There are many herbs that can help us cool off on hot and humid days – whether by cooling and relaxing our tissues, helping open our pores to release heat, or by bringing extra moisture into our bodies. Here’s a list of 5 Cooling Herbs to beat the heat this summer and how to prepare them at home.
5 Cooling Herbs to Beat the Summer Heat
May 26, 2022 by Counseling and Wellness Center of Pittsburgh clinical herbalist, clinical herbalist pittsburgh, herbalism, herbalist pittsburgh, holistic health, holistic medicine, integrative health, integrative medicine, integrative mental health, self care, Uncategorized 0 comments
- Hibiscus has bright and luscious flowers that are enjoyed as a cooling beverage throughout the world. The taste is tangy, sour, and slightly astringent. I highly recommend trying this one iced and sweetened with a bit of honey!Also – If you happen to have Rose of Sharon (Hibiscus syriacus, a common landscaping bush) growing in your yard – good news! This is a variety of hibiscus and the flowers can also be enjoyed as tea. Just make sure your plants are not sprayed with chemical pesticides! Iced Hibiscus Tea: Add ¼ C hibiscus flowers to a quart jar and fill with boiling water. Let steep for 30 minutes, add honey to sweeten, and chill in the refrigerator.

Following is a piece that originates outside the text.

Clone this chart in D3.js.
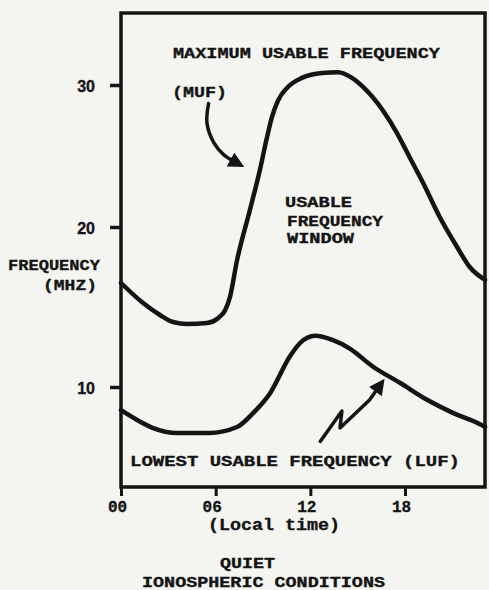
<!DOCTYPE html>
<html>
<head>
<meta charset="utf-8">
<script src="https://cdn.jsdelivr.net/npm/d3@7"></script>
<style>
  html, body { margin: 0; padding: 0; background: #f4f4f1; }
  svg { display: block; }
  text { font-family: "Liberation Mono", "DejaVu Sans Mono", monospace; font-weight: bold; fill: #141414; stroke: #141414; stroke-width: 0.35px; }
</style>
</head>
<body>
<svg id="chart" width="489" height="590"></svg>
<script>
// ---- data ----
const mufHours  = [0, 1.4, 2.47, 3.3, 4.18, 5.45, 6.15, 6.6, 6.9, 7.35, 8.17, 8.8, 9.25, 9.57, 9.95, 10.58, 11.47, 12.74, 13.75, 14.64, 15.34, 16.6, 17.5, 18.3, 19.15, 20.2, 21.3, 22.1, 23.07];
const mufValues = [16.5, 15.25, 14.5, 14.06, 13.94, 14.0, 14.3, 14.8, 15.6, 17.9, 21.2, 24.0, 26.3, 27.75, 28.9, 29.86, 30.5, 30.85, 30.9, 30.5, 29.86, 28.2, 26.6, 24.9, 23.1, 20.7, 18.75, 17.5, 16.7];
const lufHours  = [0, 1.0, 2.0, 3.55, 5.6, 7.35, 8.4, 9.44, 10.7, 11.35, 12.3, 13.4, 14.5, 16.0, 17.7, 19.4, 21.0, 22.9, 23.07];
const lufValues = [8.55, 7.95, 7.45, 7.13, 7.13, 7.5, 8.4, 9.6, 11.9, 12.75, 13.2, 12.94, 12.4, 11.25, 10.25, 9.2, 8.4, 7.6, 7.5];
const yTicks = [10, 20, 30];
const xTicks = [0, 6, 12, 18];
const xTickLabels = ["00", "06", "12", "18"];
const mufArrow = [[5.55, 28.7], [5.45, 27.3], [5.9, 25.9], [6.5, 25.1], [7.2, 24.6]];
const lufArrow = [[12.63, 6.6], [14.0, 8.5], [13.88, 7.44], [15.75, 9.19], [16.3, 9.95]];

// ---- layout ----
const svg = d3.select("#chart");
const mLeft = 121, mRight = 485, mTop = 13, mBottom = 487;
const ink = "#141414";

const x = d3.scaleLinear().domain([0, 18]).range([mLeft, 405]);
// hand-drawn axis: tick spacing is uneven, so use a piecewise scale through the drawn ticks
const y = d3.scaleLinear().domain([10, 20, 30]).range([387, 227, 85]);

// frame
svg.append("rect")
  .attr("x", mLeft).attr("y", mTop)
  .attr("width", mRight - mLeft).attr("height", mBottom - mTop)
  .attr("fill", "none").attr("stroke", ink).attr("stroke-width", 3.5);

// y axis
const yAxis = svg.append("g")
  .attr("transform", `translate(${mLeft},0)`)
  .call(d3.axisLeft(y).tickValues(yTicks).tickSize(11).tickPadding(15).tickFormat(d3.format("d")));
yAxis.select(".domain").remove();
yAxis.selectAll("line").attr("stroke", ink).attr("stroke-width", 3.5);
yAxis.selectAll("text").style("font-size", "16px").attr("fill", ink)
  .style("font-family", "'Liberation Sans', sans-serif").attr("dy", "0.4em");

// x axis
const xAxis = svg.append("g")
  .attr("transform", `translate(0,${mBottom})`)
  .call(d3.axisBottom(x).tickValues(xTicks).tickSize(9).tickPadding(5)
    .tickFormat((d, i) => xTickLabels[i]));
xAxis.select(".domain").remove();
xAxis.selectAll("line").attr("stroke", ink).attr("stroke-width", 3);
xAxis.selectAll("text").style("font-size", "16px").attr("fill", ink).attr("dx", "-4");

// curves
const line = d3.line().x(d => x(d[0])).y(d => y(d[1])).curve(d3.curveMonotoneX);
svg.append("path")
  .attr("d", line(mufHours.map((h, i) => [h, mufValues[i]])))
  .attr("fill", "none").attr("stroke", ink).attr("stroke-width", 4.5)
  .attr("stroke-linejoin", "round").attr("stroke-linecap", "round");
svg.append("path")
  .attr("d", line(lufHours.map((h, i) => [h, lufValues[i]])))
  .attr("fill", "none").attr("stroke", ink).attr("stroke-width", 4.5)
  .attr("stroke-linejoin", "round").attr("stroke-linecap", "round");

// arrow marker
svg.append("defs").append("marker")
  .attr("id", "head").attr("viewBox", "0 0 10 10")
  .attr("refX", 3).attr("refY", 5)
  .attr("markerWidth", 4.5).attr("markerHeight", 4.5)
  .attr("orient", "auto")
  .append("path").attr("d", "M0,0 L10,5 L0,10 Z").attr("fill", ink);

svg.append("path")
  .attr("d", d3.line().x(d => x(d[0])).y(d => y(d[1])).curve(d3.curveCatmullRom)(mufArrow))
  .attr("fill", "none").attr("stroke", ink).attr("stroke-width", 3.5)
  .attr("stroke-linecap", "round").attr("marker-end", "url(#head)");
svg.append("path")
  .attr("d", d3.line().x(d => x(d[0])).y(d => y(d[1]))(lufArrow))
  .attr("fill", "none").attr("stroke", ink).attr("stroke-width", 3.5)
  .attr("stroke-linejoin", "round").attr("stroke-linecap", "round").attr("marker-end", "url(#head)");

// labels
function label(txt, px, py, size, len, anchor) {
  const t = svg.append("text").attr("x", px).attr("y", py)
    .style("font-size", size + "px").text(txt);
  if (anchor) t.attr("text-anchor", anchor);
  if (len) t.attr("textLength", len).attr("lengthAdjust", "spacingAndGlyphs");
  return t;
}
label("MAXIMUM USABLE FREQUENCY", 173, 58, 15, 267);
label("(MUF)", 172, 97, 15, 55);
label("USABLE", 285, 207, 14, 67);
label("FREQUENCY", 287, 226, 14, 96);
label("WINDOW", 287, 243, 14, 67);
label("FREQUENCY", 8, 270, 15, 92);
label("(MHZ)", 43, 290, 15, 54);
label("LOWEST USABLE FREQUENCY  (LUF)", 130, 466, 15, 330);
label("(Local time)", 208, 530, 16, 132);
label("QUIET", 220, 568, 14, 55);
label("IONOSPHERIC CONDITIONS", 142, 587, 14, 243);
</script>
</body>
</html>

- Marshmallow Root: A cousin to hibiscus and yes, the namesake of the fluffy white confections that we enjoy in s’mores, Marshmallow is a wonderful herb to cool and moisten overly hot and dry tissues. Marshmallow contains “mucilage”, a lubricating compound that soothes and cools our the tissues of our body, particularly our respiratory, digestive, and urinary tract systems. This beverage is best prepared with cool or room temperature water and has an earthy and sweet taste. Marshmallow Infusion: Use ¼ C sifted marshmallow roots to a quart jar of cool or room temperature water. Let steep for 4 hours (or overnight), strain, and add ice and a bit of maple syrup.

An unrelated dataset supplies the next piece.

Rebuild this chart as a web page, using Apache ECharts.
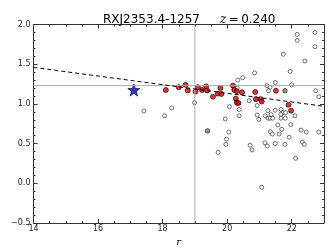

- Rose: Did you know that roses are also medicinal and a lovely, cooling herb? Both the rose petals and the rose hips (the “fruit” of the rose) are edible and full of vitamin C. The petals are floral, sweet, and slightly astringent, and the rosehips are more tangy and sour. I love adding a small handful of rose petals to my water bottle in the summer time for a nice gentle and uplifting floral flavor. My other favorite preparation is a rose petal simple syrup (described below). If you have roses growing in your yard, you can use them as long as you don’t spray chemical pesticides or herbicides. Do not use commercially grown roses that you buy in the store as these almost always contain harmful chemical residues! Rose Petal Simple Syrup: Combine 1 C of rose petals, 1 C of sugar, and 2 C of water. Bring to a boil, remove from heat, cover and let steep for 1 – 4 hours. Strain and store in the refrigerator! Add rose syrup to cocktails or sparkling water.
- Lemon Balm, one of the most bright, sweet, and sunny tasting herbs around, is from the mint family. This beautiful and aromatic herb uplifts the spirit and calms a restless heart. The physical effects are gentle and cooling, slightly sour and bitter. Lemon balm can be brewed as a regular tea infusion, or made into a “Sun Tea”. Lemon Balm Sun Tea: Pack a quart jar full of fresh lemon balm, or use ½ – 1 C of dried lemon balm. Fill with water, cover and place out in the sun all day long. After you strain, this tea can be chilled in the refrigerator and stored for 2 – 3 days.
- Raspberry leaf is high in vitamins, minerals, and electrolytes, making it like a natural gatorade. It’s a well known ally for people that menstruate and pregnant folks, due to the high levels of iron and calcium and its action as a uterine tonic. The leaves are not quite as sweet and tart as the raspberry fruit, but they still contain a subtle tanginess that can be quite enjoyable! Raspberry iced tea: Pour 2 C boiling water over 1 tbsp of dried raspberry leave. Steep for 10 – 15 minutes, strain, add honey and chill in the refrigerator. To obtain more minerals and vitamins, infuse and steep overnight!